*What you should do*
Search the listing for the string "code" and copy every line that contains it.
[Begin The data]
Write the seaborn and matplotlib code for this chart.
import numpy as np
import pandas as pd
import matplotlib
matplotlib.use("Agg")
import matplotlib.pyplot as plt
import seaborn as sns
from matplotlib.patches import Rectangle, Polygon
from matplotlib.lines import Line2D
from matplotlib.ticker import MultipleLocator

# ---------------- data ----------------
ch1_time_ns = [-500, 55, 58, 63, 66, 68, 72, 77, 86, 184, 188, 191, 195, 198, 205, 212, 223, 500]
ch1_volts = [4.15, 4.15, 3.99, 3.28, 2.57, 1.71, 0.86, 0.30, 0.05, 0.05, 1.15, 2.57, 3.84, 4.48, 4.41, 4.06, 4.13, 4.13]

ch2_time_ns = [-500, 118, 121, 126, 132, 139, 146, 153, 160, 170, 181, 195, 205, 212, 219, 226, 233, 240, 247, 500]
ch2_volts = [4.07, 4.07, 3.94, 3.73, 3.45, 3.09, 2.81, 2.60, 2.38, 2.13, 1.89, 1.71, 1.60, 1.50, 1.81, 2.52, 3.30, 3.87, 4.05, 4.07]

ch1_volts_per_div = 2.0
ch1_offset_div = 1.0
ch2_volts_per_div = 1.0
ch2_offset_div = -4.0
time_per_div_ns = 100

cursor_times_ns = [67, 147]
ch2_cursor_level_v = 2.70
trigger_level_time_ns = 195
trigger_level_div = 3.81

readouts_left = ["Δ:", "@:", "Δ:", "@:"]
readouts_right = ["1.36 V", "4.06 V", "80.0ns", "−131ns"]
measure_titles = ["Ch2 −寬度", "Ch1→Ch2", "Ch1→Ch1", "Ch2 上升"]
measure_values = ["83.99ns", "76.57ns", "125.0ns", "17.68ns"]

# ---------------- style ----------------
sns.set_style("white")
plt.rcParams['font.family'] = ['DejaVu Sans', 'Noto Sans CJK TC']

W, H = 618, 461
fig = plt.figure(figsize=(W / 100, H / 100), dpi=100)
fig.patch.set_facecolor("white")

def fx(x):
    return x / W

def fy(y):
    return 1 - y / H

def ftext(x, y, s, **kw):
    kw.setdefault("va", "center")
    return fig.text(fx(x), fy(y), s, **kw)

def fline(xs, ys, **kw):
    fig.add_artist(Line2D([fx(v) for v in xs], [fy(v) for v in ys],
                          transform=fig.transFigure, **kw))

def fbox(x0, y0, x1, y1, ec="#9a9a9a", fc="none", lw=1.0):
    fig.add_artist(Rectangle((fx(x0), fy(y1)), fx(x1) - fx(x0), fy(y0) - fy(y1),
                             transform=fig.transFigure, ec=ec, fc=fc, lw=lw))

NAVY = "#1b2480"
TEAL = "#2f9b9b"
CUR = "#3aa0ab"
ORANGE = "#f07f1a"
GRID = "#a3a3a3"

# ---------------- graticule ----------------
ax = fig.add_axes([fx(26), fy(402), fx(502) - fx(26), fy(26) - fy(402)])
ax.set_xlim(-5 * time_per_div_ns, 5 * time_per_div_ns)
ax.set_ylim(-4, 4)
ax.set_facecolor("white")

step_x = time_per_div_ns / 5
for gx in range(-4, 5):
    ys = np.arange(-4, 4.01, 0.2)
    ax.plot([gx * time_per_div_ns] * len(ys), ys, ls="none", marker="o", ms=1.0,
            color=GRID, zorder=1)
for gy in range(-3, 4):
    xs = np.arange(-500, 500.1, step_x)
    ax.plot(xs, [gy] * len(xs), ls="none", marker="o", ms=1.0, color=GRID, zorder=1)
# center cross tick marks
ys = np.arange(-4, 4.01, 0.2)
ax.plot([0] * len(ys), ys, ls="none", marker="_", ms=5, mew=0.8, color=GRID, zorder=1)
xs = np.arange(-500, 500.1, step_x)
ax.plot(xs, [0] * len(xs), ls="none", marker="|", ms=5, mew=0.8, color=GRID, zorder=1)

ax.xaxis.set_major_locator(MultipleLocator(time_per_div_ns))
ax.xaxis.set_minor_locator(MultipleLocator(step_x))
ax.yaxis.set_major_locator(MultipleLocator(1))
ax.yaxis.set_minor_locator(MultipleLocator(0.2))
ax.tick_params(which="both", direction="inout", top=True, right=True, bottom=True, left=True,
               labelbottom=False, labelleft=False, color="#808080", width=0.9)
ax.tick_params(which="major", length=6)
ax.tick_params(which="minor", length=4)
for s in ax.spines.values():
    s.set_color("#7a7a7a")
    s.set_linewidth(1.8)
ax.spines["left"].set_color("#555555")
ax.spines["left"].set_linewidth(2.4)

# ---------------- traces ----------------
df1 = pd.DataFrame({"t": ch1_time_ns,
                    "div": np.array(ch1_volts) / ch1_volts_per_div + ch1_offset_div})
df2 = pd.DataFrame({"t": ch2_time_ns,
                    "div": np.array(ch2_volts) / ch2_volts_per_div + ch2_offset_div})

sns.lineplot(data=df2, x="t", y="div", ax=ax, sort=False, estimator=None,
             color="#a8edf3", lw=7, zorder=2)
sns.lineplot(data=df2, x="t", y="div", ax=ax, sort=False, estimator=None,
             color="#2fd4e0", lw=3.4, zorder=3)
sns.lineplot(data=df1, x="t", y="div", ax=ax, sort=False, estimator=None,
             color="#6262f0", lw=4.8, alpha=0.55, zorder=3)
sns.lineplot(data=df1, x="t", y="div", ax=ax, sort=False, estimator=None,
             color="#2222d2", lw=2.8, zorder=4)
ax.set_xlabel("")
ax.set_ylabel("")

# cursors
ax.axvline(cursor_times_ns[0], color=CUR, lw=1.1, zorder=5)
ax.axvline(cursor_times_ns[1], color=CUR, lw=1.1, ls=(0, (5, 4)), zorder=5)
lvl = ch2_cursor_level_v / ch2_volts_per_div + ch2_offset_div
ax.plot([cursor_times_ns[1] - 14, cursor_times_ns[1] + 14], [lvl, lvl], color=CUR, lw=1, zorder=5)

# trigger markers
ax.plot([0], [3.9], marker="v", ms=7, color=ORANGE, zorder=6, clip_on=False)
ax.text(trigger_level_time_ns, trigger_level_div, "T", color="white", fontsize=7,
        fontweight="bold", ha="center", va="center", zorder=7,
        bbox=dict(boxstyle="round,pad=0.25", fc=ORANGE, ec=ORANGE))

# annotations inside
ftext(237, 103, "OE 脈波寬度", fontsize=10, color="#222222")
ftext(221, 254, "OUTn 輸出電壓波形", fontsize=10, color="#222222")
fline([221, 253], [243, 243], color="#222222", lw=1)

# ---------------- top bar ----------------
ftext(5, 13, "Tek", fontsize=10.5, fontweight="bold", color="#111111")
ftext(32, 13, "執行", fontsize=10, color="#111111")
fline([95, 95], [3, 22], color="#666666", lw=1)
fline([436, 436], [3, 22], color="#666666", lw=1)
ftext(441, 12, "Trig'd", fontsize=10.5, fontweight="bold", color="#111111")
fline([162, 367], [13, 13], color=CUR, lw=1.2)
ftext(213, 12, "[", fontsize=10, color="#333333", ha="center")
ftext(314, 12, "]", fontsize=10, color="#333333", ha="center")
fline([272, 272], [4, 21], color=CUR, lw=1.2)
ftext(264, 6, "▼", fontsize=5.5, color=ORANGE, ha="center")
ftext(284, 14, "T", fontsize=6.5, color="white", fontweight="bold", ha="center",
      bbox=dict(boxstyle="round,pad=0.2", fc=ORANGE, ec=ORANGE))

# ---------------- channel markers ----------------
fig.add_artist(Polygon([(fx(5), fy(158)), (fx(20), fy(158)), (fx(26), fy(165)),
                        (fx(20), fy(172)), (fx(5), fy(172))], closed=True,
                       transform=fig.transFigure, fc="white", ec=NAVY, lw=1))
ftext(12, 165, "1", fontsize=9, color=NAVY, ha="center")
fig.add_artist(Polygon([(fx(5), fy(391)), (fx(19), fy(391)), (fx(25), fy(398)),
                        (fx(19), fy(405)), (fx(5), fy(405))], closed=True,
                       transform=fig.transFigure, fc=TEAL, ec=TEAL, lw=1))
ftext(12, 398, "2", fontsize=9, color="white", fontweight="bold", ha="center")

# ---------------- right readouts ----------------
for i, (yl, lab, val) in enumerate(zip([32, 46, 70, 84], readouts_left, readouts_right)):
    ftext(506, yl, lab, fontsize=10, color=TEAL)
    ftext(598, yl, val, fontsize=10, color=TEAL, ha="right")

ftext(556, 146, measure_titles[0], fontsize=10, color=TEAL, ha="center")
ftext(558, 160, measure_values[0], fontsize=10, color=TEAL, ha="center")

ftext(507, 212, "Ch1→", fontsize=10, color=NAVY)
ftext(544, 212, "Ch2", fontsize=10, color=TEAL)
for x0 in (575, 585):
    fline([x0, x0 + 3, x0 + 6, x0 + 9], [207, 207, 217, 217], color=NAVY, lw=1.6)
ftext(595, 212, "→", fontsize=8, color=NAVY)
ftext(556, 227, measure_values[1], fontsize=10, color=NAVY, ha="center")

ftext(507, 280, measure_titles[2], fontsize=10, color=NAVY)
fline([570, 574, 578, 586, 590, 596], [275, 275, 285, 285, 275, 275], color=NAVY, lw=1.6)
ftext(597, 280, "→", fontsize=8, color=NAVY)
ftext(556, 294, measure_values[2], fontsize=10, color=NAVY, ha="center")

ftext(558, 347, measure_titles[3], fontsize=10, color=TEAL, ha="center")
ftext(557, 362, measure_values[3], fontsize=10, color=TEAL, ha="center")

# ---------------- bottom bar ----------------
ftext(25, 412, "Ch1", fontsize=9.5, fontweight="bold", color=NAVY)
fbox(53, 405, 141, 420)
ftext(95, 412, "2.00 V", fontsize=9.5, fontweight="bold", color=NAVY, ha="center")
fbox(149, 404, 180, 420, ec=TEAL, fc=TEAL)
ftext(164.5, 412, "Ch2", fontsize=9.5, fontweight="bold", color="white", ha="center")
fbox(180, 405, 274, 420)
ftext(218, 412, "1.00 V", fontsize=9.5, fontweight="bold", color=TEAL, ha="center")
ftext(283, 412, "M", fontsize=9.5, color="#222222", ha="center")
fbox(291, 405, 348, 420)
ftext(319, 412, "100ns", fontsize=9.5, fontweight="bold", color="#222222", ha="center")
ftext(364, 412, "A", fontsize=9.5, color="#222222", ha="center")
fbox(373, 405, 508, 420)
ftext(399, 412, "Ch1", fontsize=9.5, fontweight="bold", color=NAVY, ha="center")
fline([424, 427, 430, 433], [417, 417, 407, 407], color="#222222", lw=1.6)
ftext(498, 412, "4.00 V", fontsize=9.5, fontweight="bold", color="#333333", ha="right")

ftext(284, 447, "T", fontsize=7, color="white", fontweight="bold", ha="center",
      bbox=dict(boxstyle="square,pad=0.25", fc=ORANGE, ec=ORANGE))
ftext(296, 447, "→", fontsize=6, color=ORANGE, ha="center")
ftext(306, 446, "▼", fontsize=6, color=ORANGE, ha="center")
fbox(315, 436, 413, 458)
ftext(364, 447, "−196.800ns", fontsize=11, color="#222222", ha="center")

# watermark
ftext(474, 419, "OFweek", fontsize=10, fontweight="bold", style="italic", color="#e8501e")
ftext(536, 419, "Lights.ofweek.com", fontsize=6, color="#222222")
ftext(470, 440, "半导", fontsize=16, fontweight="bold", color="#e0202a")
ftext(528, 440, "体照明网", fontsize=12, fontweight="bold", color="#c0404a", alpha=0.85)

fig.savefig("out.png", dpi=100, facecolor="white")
[End The data]
[Begin The data]
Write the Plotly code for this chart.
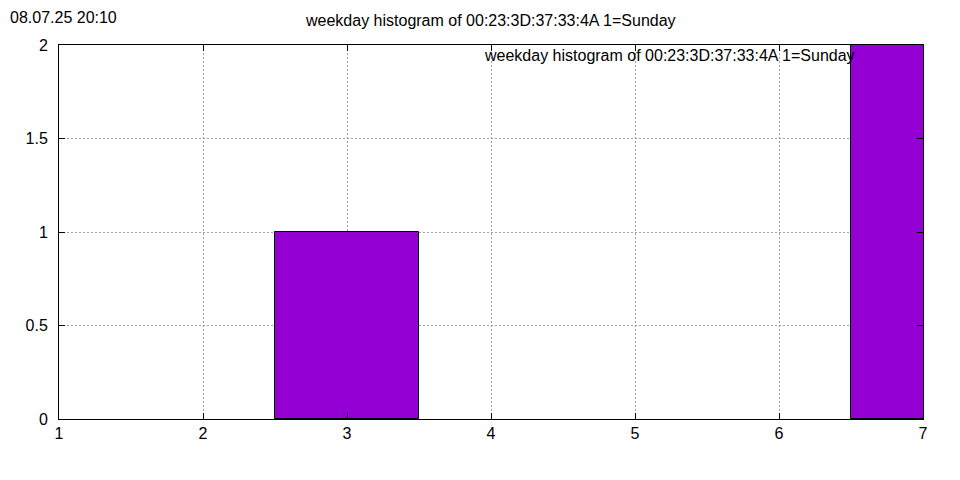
[End The data]
[Begin The data]
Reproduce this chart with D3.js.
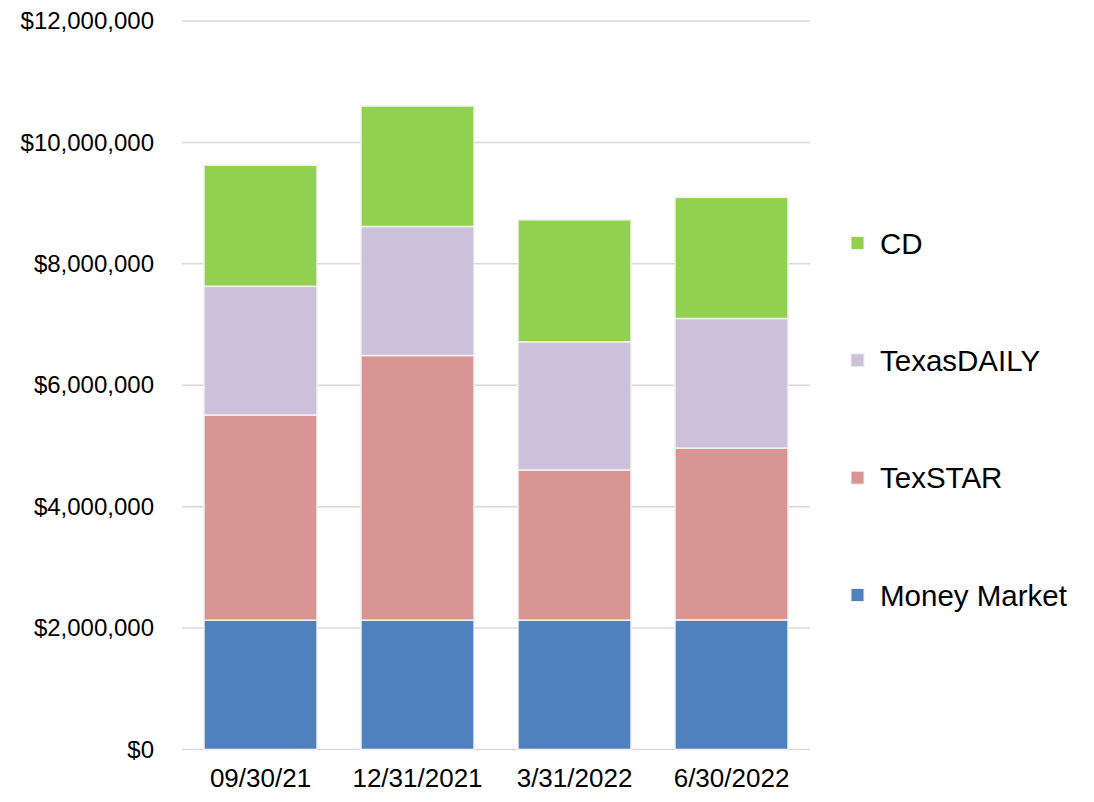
[End The data]
*Output for this exercise*
Write the seaborn and matplotlib code for this chart.
Write the Plotly code for this chart.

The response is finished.